Incarnate Wonder

Some churches I have known have had dolls for the baby Jesus that are vanishingly small – one, I swear in North Carolina that was just over two centimetres long. In terms of worship size meant nothing, of course. When I carried in procession tiny dolls on large cushions, the people felt just as drawn to adore the infant Christ as if it were life-size.

The baby Jesus and the wafer-bread for Eucharist are such tiny symbols for such a large action of God: they point to God’s generosity in bringing himself down to the created order. The great wonder of love that we call the Incarnation is represented in tiny symbols.

I love church at Christmas. The joy of children at a Christmas Eve telling of the Nativity, however chaotic, the quiet carols and communion at Midnight Mass, the bustling crowds of Christmas Day. But this year, like the several past, I have not been able to attend any service, let alone the full bill that I enjoyed when I was working as a priest.

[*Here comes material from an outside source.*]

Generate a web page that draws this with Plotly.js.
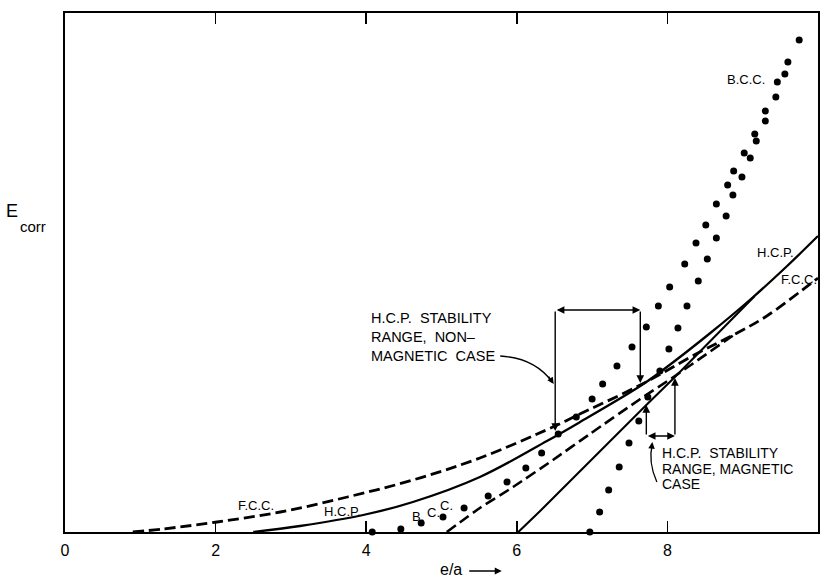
<!DOCTYPE html>
<html>
<head>
<meta charset="utf-8">
<script src="https://cdn.plot.ly/plotly-3.0.1.min.js"></script>
<style>html,body{margin:0;padding:0;background:#fff;}#chart{width:820px;height:578px;}</style>
</head>
<body>
<div id="chart"></div>
<script>
// e/a values and correlation energies (arbitrary units)
const fccX = [0.90, 1.30, 2.02, 2.86, 3.75, 4.62, 5.51, 6.48, 6.81, 7.64, 8.43, 8.90, 9.32, 9.93, 10.0];
const fccY = [0.00, 0.03, 0.10, 0.20, 0.35, 0.52, 0.74, 1.05, 1.17, 1.47, 1.80, 1.98, 2.16, 2.50, 2.54];

const hcpX = [2.50, 3.12, 3.96, 4.62, 5.51, 6.40, 6.84, 7.64, 7.94, 8.57, 9.14, 9.59, 10.0];
const hcpY = [0.00, 0.06, 0.17, 0.30, 0.55, 0.91, 1.10, 1.46, 1.62, 1.99, 2.35, 2.66, 2.96];

const fccMagX = [5.07, 5.51, 5.95, 6.48, 6.97, 7.64, 8.10, 8.90];
const fccMagY = [0.00, 0.24, 0.45, 0.72, 0.98, 1.33, 1.56, 1.98];

const hcpMagX = [6.02, 6.31, 7.72, 8.10, 9.16];
const hcpMagY = [0.00, 0.21, 1.27, 1.55, 2.36];

const bccX = [4.08, 4.46, 4.73, 5.02, 5.30, 5.62, 5.87, 6.12, 6.33, 6.55, 6.79, 7.00, 7.14, 7.33, 7.53,
              7.72, 7.88, 8.03, 8.23, 8.38, 8.51, 8.65, 8.80, 8.88, 9.02, 9.16, 9.30, 9.46, 9.60, 9.75];
const bccY = [0.00, 0.03, 0.09, 0.15, 0.24, 0.36, 0.50, 0.64, 0.79, 0.98, 1.15, 1.33, 1.48, 1.66, 1.85,
              2.05, 2.26, 2.45, 2.68, 2.89, 3.07, 3.28, 3.47, 3.61, 3.79, 3.98, 4.21, 4.50, 4.70, 4.92];

const bccMagX = [6.97, 7.10, 7.22, 7.36, 7.49, 7.62, 7.74, 7.90, 8.02, 8.14, 8.26, 8.41, 8.53, 8.65,
                 8.78, 8.87, 8.99, 9.10, 9.18, 9.30, 9.44, 9.56];
const bccMagY = [0.00, 0.20, 0.42, 0.65, 0.89, 1.11, 1.35, 1.61, 1.83, 2.04, 2.26, 2.51, 2.73, 2.94,
                 3.16, 3.37, 3.55, 3.74, 3.91, 4.11, 4.35, 4.58];

const xTickVals = [0, 2, 4, 6, 8, 10];
const xTickText = ['0', '2', '4', '6', '8', '10'];

const FONT = 'Liberation Sans, Arial, sans-serif';

const traces = [
  {x: fccX, y: fccY, mode: 'lines', line: {color: '#000', width: 2.8, dash: '11px,5px', shape: 'spline', smoothing: 1}, hoverinfo: 'skip'},
  {x: hcpX, y: hcpY, mode: 'lines', line: {color: '#000', width: 2.3, shape: 'spline', smoothing: 1}, hoverinfo: 'skip'},
  {x: fccMagX, y: fccMagY, mode: 'lines', line: {color: '#000', width: 2.6, dash: '11px,5px', shape: 'spline', smoothing: 0.6}, hoverinfo: 'skip'},
  {x: hcpMagX, y: hcpMagY, mode: 'lines', line: {color: '#000', width: 2.1}, hoverinfo: 'skip'},
  {x: bccX, y: bccY, mode: 'markers', marker: {color: '#000', size: 7}, cliponaxis: false, hoverinfo: 'skip'},
  {x: bccMagX, y: bccMagY, mode: 'markers', marker: {color: '#000', size: 7}, cliponaxis: false, hoverinfo: 'skip'}
];

function label(text, x, y, size, anchor) {
  return {text: text, x: x, y: y, xref: 'x', yref: 'y', showarrow: false,
          xanchor: anchor || 'center', yanchor: 'middle',
          font: {family: FONT, size: size || 12, color: '#000'}};
}
function arrow(x, y, ax, ay, both) {
  return {text: '', x: x, y: y, ax: ax, ay: ay, xref: 'x', yref: 'y', axref: 'x', ayref: 'y',
          showarrow: true, arrowhead: 2, arrowsize: 1.1, arrowwidth: 1.4, arrowcolor: '#000',
          arrowside: both ? 'end+start' : 'end'};
}
function tip(x, y, ax, ay) {
  return {text: '', x: x, y: y, ax: ax, ay: ay, xref: 'x', yref: 'y',
          showarrow: true, arrowhead: 2, arrowsize: 1.1, arrowwidth: 1.2, arrowcolor: '#000'};
}

const NB = '\u00a0';
const annotations = [
  // non-magnetic range
  arrow(7.64, 2.22, 6.51, 2.22, true),
  arrow(7.64, 1.49, 7.64, 2.22, false),
  arrow(6.51, 1.01, 6.51, 2.22, false),
  label('H.C.P.' + NB + NB + 'STABILITY', 4.04, 2.14, 14.5, 'left'),
  label('RANGE,' + NB + NB + 'NON–', 4.04, 1.95, 14.5, 'left'),
  label('MAGNETIC' + NB + NB + 'CASE', 4.04, 1.76, 14.5, 'left'),
  tip(6.49, 1.48, -6, -9),
  // magnetic range
  arrow(8.10, 0.96, 7.72, 0.96, true),
  arrow(7.72, 1.27, 7.72, 0.96, false),
  arrow(8.10, 1.54, 8.10, 0.96, false),
  label('H.C.P.' + NB + NB + 'STABILITY', 7.90, 0.79, 14, 'left'),
  label('RANGE,' + NB + 'MAGNETIC', 7.90, 0.63, 14, 'left'),
  label('CASE', 7.90, 0.48, 14, 'left'),
  tip(7.80, 0.90, -1, 8),
  // curve labels
  label('B.C.C.', 9.04, 4.53, 13),
  label('H.C.P.', 9.43, 2.80, 13),
  label('F.C.C.', 9.75, 2.53, 13),
  label('F.C.C.', 2.54, 0.27, 13),
  label('H.C.P.', 3.69, 0.21, 13),
  label('B.', 4.69, 0.16, 13),
  label('C.', 4.89, 0.20, 13),
  label('C.', 5.06, 0.27, 13),
  // axis titles
  {text: 'E', x: -0.070, y: 0.618, xref: 'paper', yref: 'paper', showarrow: false,
   xanchor: 'center', yanchor: 'middle', font: {family: FONT, size: 18, color: '#000'}},
  {text: 'corr', x: -0.063, y: 0.588, xref: 'paper', yref: 'paper', showarrow: false,
   xanchor: 'left', yanchor: 'middle', font: {family: FONT, size: 15, color: '#000'}},
  {text: 'e/a', x: 0.513, y: -0.073, xref: 'paper', yref: 'paper', showarrow: false,
   xanchor: 'center', yanchor: 'middle', font: {family: FONT, size: 16, color: '#000'}},
  {text: '', x: 0.580, y: -0.075, xref: 'paper', yref: 'paper', ax: -34, ay: 0,
   showarrow: true, arrowhead: 2, arrowsize: 1, arrowwidth: 1.4, arrowcolor: '#000'}
];

const shapes = [
  {type: 'path', xref: 'x', yref: 'y', path: 'M5.78,1.76 Q6.24,1.74 6.47,1.50', line: {color: '#000', width: 1.3}},
  {type: 'path', xref: 'x', yref: 'y', path: 'M7.86,0.50 Q7.74,0.70 7.80,0.88', line: {color: '#000', width: 1.3}}
];

const layout = {
  width: 820, height: 578,
  margin: {l: 65, r: 2, t: 13, b: 46},
  paper_bgcolor: '#fff', plot_bgcolor: '#fff',
  showlegend: false,
  xaxis: {
    range: [0, 10], tickvals: xTickVals, ticktext: xTickText,
    ticks: 'inside', ticklen: 11, tickwidth: 1.6, tickcolor: '#000',
    showline: true, linecolor: '#000', linewidth: 1.6, mirror: 'ticks',
    showgrid: false, zeroline: false,
    tickfont: {family: FONT, size: 16, color: '#000'},
    ticklabelstandoff: 3
  },
  yaxis: {
    range: [0, 5.19], showticklabels: false, ticks: '',
    showline: true, linecolor: '#000', linewidth: 1.6, mirror: true,
    showgrid: false, zeroline: false
  },
  annotations: annotations,
  shapes: shapes
};

Plotly.newPlot('chart', traces, layout, {staticPlot: true, displayModeBar: false});
</script>
</body>
</html>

This year, I didn’t even try to get to church. The decision to travel to Perth and to be part of our grandchildren’s Christmas came first; and their Christmas is celebrated far from church. I knew I couldn’t even contemplate managing church in addition to the travel and the family feasting.

My body inconveniences me. But I am learning that I should not feel remorse or disappointment at missing the joy of church worship. For what is my body if it is not also a symbol of the Incarnation of God? Like a two-centimetre doll or a wafer weighed in micrograms, my body is a tiny symbol of incarnation!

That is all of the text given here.